2. Islamic fundamentalism and its militarised variety in the region is not a mere aberration. We have to reckon with all its support structures spread globally.
3. The militarised fundamentalist movement has changed the complexion of the Kashmiri society and polity beyond recognition. A new trigger happy generation has grown in the valley, indoctrinated by the Jamaat-i-Islami schools, which spurns co­existence with contempt.
4. The and historical Kashmiri identity is being not only eroded but systematically destroyed and replaced by a concocted identity which is essentially Islamic.
5. Kashmir is an area of civilizational challenges as well as international intrigue. Kashmiri Pandit is a regional minority, identifying with Indian civilization and ethos, including commitment to a democratic secular polity. Therefore the Pandits are a natural impediment to forces inimical to Indian civilization and its cultural values. So, he shall continue to be a front-line victim and a susceptible minority to the designs of Islamic fundamentalists and the international political vested interests.
6. Treatment meted out to Kashmiri Pandits has completely shattered their faith in the politico-administrative dispensation in the state of Jammu and Kashmir. In a situation like this which has put a total squeeze on the community, phenomenon of a Diaspora has been unleashed playing havoc with its distinct ethno-cultural identity and pushing it into extinction.

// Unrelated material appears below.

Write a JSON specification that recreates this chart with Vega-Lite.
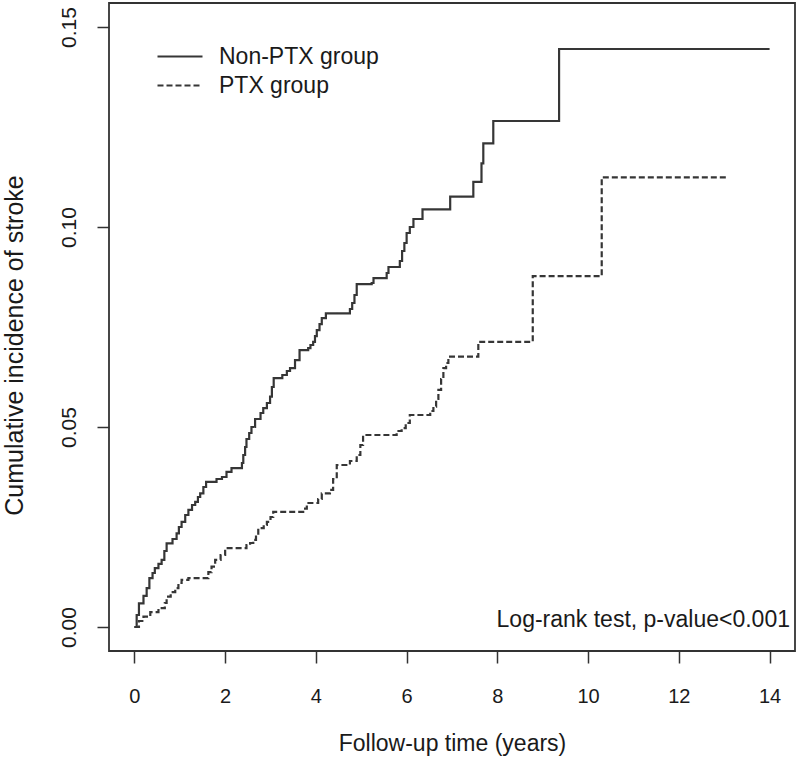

7. Since a broader consensus on some form of autonomy already exists in Jammu and Kashmir, which essentially implies restructuring of the state, no body should foreclose the option of a democratic secular political dispensation for those sections of Kashmiri population who are seeking fuller integration with India. Short of Azadi postures hint towards radical transformations in future and a battle for a viable survival for all those who profess faith in the Indian Constitution.
I must say that the structure which was provided to Jammu and Kashmir State should have ensured survival of the democratic secular institutions and values in the state. This structure has completely failed. Kashmiri Pandits are face to face with a situation where chances of co-existence are very bleak. Nor is there any possibility that the leadership of the valley would work out a dispensation under which the politico-economic rights of the Pandit community are ensured. The Kashmiri Pandits have concerns as a regional minority, which is unrepresented, as internally displaced people, as a territoriless community and as an indigenous ethno-religious community in Kashmir. Therefore, a dispensation has to be evolved whereby the interests of Kashmiri Pandits are guaranteed.

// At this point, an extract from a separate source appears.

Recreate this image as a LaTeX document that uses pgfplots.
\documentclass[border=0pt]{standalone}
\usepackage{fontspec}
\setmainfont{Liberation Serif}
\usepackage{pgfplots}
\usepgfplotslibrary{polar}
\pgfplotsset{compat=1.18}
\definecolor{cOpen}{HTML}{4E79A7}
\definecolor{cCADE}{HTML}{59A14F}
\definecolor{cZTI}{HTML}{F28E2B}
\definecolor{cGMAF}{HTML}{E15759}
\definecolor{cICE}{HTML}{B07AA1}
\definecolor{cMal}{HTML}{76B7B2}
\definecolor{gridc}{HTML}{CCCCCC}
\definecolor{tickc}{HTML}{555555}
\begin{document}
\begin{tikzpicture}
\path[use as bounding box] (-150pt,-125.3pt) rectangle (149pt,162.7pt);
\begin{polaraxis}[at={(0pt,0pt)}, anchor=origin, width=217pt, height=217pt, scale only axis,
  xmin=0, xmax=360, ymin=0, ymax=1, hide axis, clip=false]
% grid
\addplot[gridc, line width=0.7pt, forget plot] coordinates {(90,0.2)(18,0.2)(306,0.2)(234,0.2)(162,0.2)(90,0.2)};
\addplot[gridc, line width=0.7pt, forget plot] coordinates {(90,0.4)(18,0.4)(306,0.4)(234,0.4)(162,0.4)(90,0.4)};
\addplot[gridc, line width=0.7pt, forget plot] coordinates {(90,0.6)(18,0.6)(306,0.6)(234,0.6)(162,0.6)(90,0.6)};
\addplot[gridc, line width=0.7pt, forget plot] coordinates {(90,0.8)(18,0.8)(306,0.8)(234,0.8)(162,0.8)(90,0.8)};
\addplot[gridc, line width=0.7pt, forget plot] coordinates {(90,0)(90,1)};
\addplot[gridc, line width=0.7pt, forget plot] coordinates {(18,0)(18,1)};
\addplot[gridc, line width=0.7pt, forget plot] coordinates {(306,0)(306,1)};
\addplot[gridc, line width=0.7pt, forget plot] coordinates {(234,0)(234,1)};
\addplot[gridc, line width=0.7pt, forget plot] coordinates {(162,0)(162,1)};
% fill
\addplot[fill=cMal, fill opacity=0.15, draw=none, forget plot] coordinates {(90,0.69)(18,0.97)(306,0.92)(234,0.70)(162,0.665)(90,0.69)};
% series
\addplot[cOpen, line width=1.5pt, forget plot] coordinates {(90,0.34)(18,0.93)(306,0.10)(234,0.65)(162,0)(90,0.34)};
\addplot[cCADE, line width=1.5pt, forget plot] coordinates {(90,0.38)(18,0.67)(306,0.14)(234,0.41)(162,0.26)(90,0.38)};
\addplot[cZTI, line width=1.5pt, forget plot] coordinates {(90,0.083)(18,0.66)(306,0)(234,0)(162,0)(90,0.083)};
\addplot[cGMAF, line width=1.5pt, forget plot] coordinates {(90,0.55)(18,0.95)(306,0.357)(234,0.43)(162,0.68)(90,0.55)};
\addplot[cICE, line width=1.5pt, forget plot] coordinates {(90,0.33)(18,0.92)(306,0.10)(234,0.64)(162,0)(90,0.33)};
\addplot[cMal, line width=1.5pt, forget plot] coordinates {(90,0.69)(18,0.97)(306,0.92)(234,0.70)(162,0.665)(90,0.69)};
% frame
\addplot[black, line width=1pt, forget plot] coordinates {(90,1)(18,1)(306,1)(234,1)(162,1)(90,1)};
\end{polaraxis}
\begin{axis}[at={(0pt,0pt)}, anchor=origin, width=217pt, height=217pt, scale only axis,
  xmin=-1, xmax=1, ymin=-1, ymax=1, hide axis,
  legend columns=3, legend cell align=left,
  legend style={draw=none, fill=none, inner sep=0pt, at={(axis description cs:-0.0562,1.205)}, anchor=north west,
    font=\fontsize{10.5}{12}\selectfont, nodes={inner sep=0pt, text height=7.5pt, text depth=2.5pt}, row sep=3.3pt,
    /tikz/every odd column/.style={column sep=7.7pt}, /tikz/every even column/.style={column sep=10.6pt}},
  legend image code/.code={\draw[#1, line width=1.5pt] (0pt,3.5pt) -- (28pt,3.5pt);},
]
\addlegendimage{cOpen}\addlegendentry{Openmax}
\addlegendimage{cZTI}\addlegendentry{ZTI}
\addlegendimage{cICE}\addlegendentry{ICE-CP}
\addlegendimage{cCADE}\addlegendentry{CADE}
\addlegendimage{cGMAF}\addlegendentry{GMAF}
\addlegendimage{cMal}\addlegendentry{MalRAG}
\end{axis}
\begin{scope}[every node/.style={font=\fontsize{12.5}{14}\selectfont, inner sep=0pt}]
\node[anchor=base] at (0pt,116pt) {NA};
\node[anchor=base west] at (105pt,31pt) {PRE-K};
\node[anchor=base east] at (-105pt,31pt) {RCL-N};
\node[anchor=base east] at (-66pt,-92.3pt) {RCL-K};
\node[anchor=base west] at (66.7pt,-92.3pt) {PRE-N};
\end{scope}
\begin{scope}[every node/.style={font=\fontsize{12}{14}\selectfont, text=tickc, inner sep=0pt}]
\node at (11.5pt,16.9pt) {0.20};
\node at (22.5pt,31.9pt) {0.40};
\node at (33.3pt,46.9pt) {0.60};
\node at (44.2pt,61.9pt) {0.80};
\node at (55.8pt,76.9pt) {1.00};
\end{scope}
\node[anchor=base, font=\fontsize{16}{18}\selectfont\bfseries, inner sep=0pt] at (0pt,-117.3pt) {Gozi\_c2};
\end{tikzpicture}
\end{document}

In view of their peculiar and precarious position, they have to be resettled in a compact and safe area in the valley with a definite constitutional arrangement and identity; as that alone would put a halt to their genocide and guarantee their survival. Hence, recognizing and ensuring their right to a Homeland in the valley, as described in the Margadarshan Resolution, would end their perpetual homelessness and reverse their genocide.